Time taken per setup action in distributed Mininet solution evaluation. (a) FatTree topology. (b) DCell topology

With the analysis of presented results, it is possible to conclude that Mininet Cluster has inferior behavior to MaxiNet, although the Mininet Cluster is the official implementation of distributed Mininet solution, MaxiNet manages remote Mininet objects life-cycle in a better way, using Pyro4 name server for it, while Mininet Cluster consumes a lot of processing time and cluster computing resources with SSH connections for container life-cycle management.

5 Conclusions and Future Work

In this paper, we presented a comprehensive factorial analysis comparing lightweight and distributed network emulation solutions designed for experimentation. Our approach was to identify key characteristics that make the container-based virtualization lightweight and scalable, suitable for large scale network experimentation. Thus, we perform a number of exploratory experiments on the main distributed emulation candidates solutions: Mininet Cluster and MaxiNet. In order to compare resource consumption on same environment, we implement a 2k Factorial experimental design to assess the variables influence.

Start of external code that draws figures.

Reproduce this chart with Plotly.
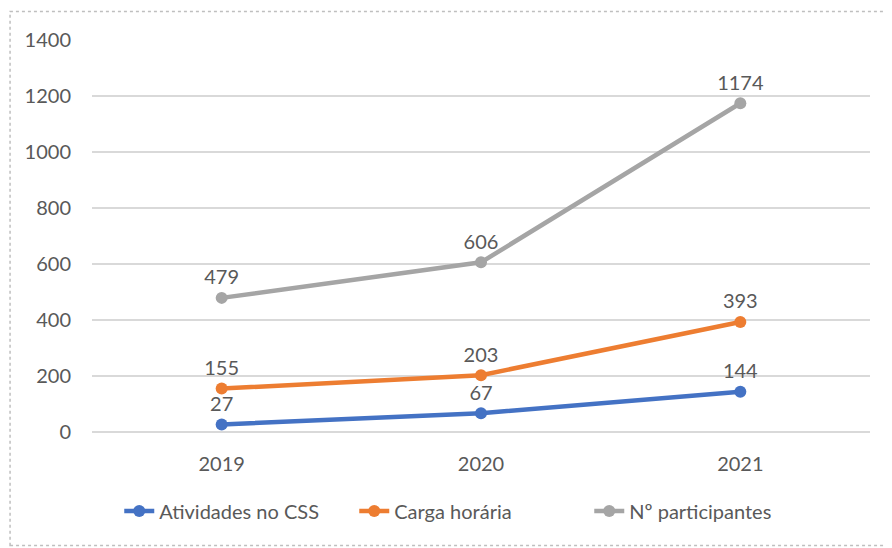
import plotly.graph_objects as go

years = ["2019", "2020", "2021"]
atividades = [27, 67, 144]
carga = [155, 203, 393]
participantes = [479, 606, 1174]
series_names = ["Atividades no CSS", "Carga horária", "Nº participantes"]
colors = ["#4472C4", "#ED7D31", "#A5A5A5"]
y_ticks = [0, 200, 400, 600, 800, 1000, 1200, 1400]

font_family = "Lato, Liberation Sans, sans-serif"
text_col = "#595959"
FS = 20

fig = go.Figure()
for name, vals, col in zip(series_names, [atividades, carga, participantes], colors):
    fig.add_trace(go.Scatter(
        x=years, y=vals, name=name, mode="lines+markers+text",
        line=dict(color=col, width=4.5),
        marker=dict(color=col, size=12),
        text=[str(v) for v in vals], textposition="top center",
        textfont=dict(size=FS, color=text_col, family=font_family),
        cliponaxis=False,
    ))

# page body has an 8px margin; compensate
OFF = 8
W0, W1 = 92 - OFF, 870.5 - OFF
H0, H1 = 40 - OFF, 432 - OFF
FW, FH = 892 - OFF, 548 - OFF
def px_x(x):
    return (x - OFF - W0) / (W1 - W0)
def px_y(y):
    return (H1 - (y - OFF)) / (H1 - H0)

fig.update_layout(
    width=FW, height=FH,
    margin=dict(l=W0, r=FW - W1, t=H0, b=FH - H1, autoexpand=False),
    paper_bgcolor="white", plot_bgcolor="white",
    font=dict(family=font_family, size=FS, color=text_col),
    showlegend=True,
    legend=dict(orientation="h", x=px_x(472), xanchor="center", y=px_y(511), yanchor="middle",
                font=dict(size=FS, color=text_col), traceorder="normal",
                entrywidth=190, entrywidthmode="pixels"),
    xaxis=dict(range=[-0.5, 2.5], showgrid=False, showline=False, ticks="",
               tickfont=dict(size=FS, color=text_col), ticklabelstandoff=18),
    yaxis=dict(range=[0, 1400], tickvals=y_ticks, showgrid=True, gridcolor="#D9D9D9", gridwidth=1.5,
               zeroline=True, zerolinecolor="#D9D9D9", zerolinewidth=1.5, showline=False,
               ticks="", tickfont=dict(size=FS, color=text_col), ticklabelstandoff=20),
    shapes=[dict(type="rect", xref="paper", yref="paper",
                 x0=px_x(10), x1=px_x(888), y0=px_y(545.5), y1=px_y(11.5),
                 line=dict(color="#BFBFBF", width=1.5, dash="dot"), layer="below")],
)

fig.write_html("out.html")
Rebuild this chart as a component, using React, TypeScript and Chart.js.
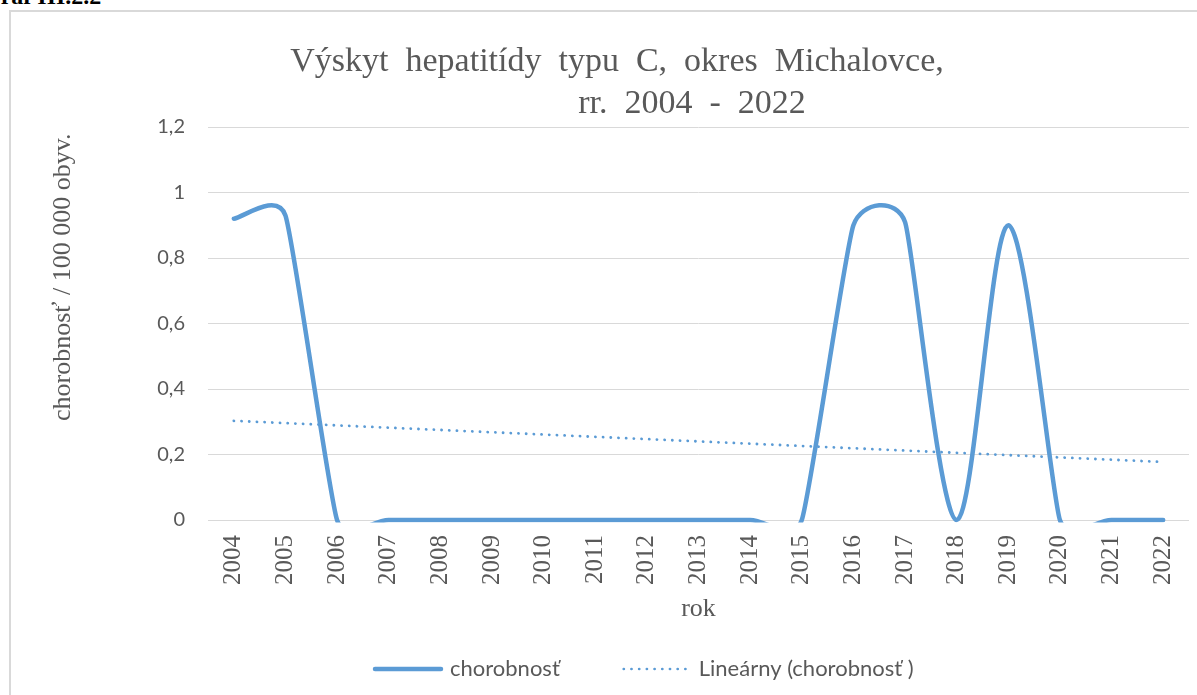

Our results shows a significant advantage of MaxiNet over Mininet Cluster implementation, either in terms of memory consumption, number of spawned processes, number of remote connections established between cluster nodes and time taken per setup action. Despite of that, Mininet Cluster can be advantageous in non-SDN experiment because it allows remote connection between any kind of element. In terms of future work, we intend to augment the observation variables using other varying hardware resources and also devise an algorithm that could auto-adjust and tune the distributed network emulation from a single machine setup to a cluster, easing the burden for researchers to scale their experiments.